After several years, Medlar did provide enough cooperation for the independent counsel to allow her to end her time in federal prison, and to obtain an admission of guilt from Cisneros that he had lied to the FBI about the payments he made to Medlar. But the most serious charges of wrongdoing, the tax charges and the obstruction of justice, have gone unprosecuted.
The Cisneros-Medlar matter was just one small part of the widespread corruption within the Clinton administration. There was the Whitewater scandal, the travel office scandal, the FBI file scandal, the White House sleep-overs for campaign cash, illegal foreign contributions, the Ron Brown shenanigans at Commerce before and immediately after his untimely death and more, aside from the impeachment proceedings for Clinton’s admitted perjury in the Paula Jones lawsuit and his attempts to obstruct justice through witness tampering. The Clinton White House committed every wrong-doing Richard Nixon ever contemplated doing as president and then many more. The only difference is they were smart enough to play the system to their advantage.

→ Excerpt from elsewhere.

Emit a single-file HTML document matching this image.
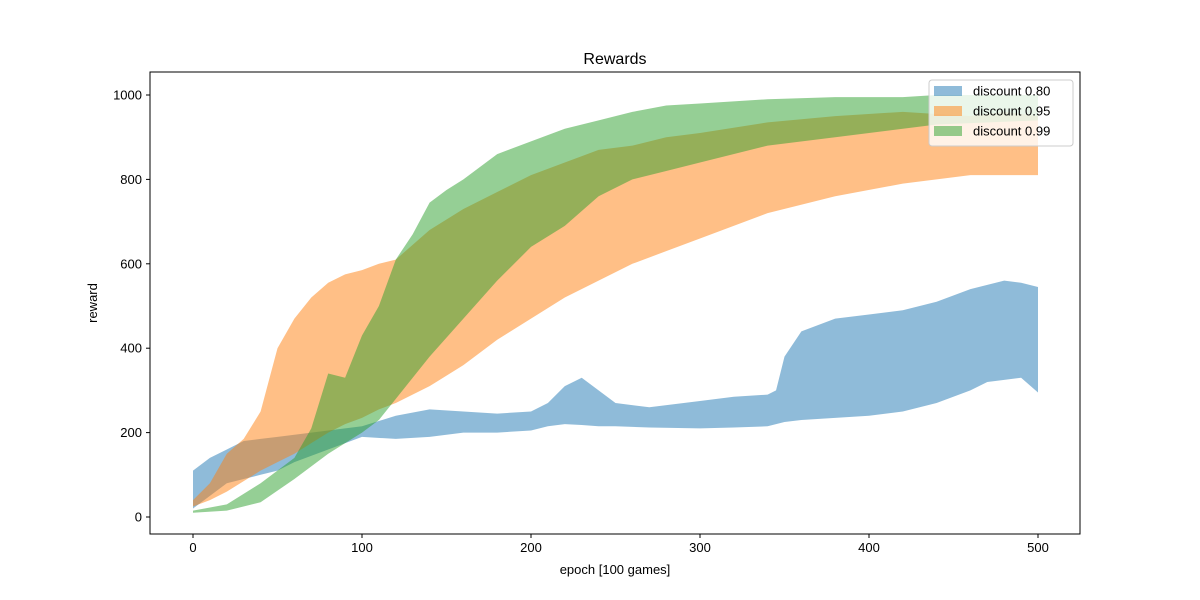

But Clinton made sure he got the last word on these matters through his abuse of the President’s power to pardon people who have committed crimes in the past. Clinton granted hundreds before leaving office, including many involved in the various scandals of his administration. Included in those were full pardons for Cisneros and Medlar, thereby defeating any further attempts to bring the two to justice for the numerous other crimes they likely committed but for which they will never be prosecuted.
The next time you hear one of your Democrat or liberal friends complain about so-called corruption in the Bush Administration, just remind them of all the Clinton scandals. Privileged justice (not equal justice) under the law has always been the rule for the Clintons and their friends. Let’s hope the American people don’t make the mistake of electing the other Clinton to our highest office in the land.
Your long-winded post on Henry Cisneros could have been summarized in four simple words: "I hate the Clintons."